10. The aforesaid observations were made by Delhi High Court while highlighting the underlying object of the Act i.e. conducting an expeditious trial in respect of offences under Section 138 of Negotiable Instruments Act, wherein as per the procedure provided especially for summary trial, the complainant is not required to be called again and his earlier affidavit can be read in evidence even in the post summoning stage. The idea was that the Court should not insist upon fresh examination of the complainant when the accused puts in appearance and his affidavit tendered earlier i.e. even in the absence of the accused may be taken as his evidence. However, the aforesaid observations cannot be interpreted to mean that the right of the complainant is curtailed and he is precluded from filing a more elaborate affidavit. There certainly can be no illegality if the complainant chooses to file a detailed affidavit in the post summoning stage.

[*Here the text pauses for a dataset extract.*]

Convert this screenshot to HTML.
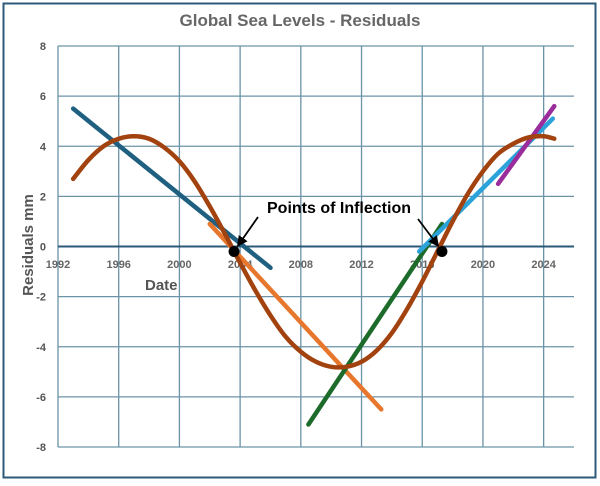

Needless to mention, in case there are any contradictions or material improvements in the subsequent affidavit tendered by the complainant, the accused can always highlight the same at appropriate stage and take advantage of such contradictions or material improvements.
11. In view of the discussion made above, this Court does not find any ground to interfere in the impugned order dated 27.2.2019 passed by learned Judicial Magistrate 1st Class, Sonepat, Haryana and the same is hereby upheld. However, since the trial has been pending since the year 2010, the trial Court is directed to take effective steps for expediting the conclusion of trial.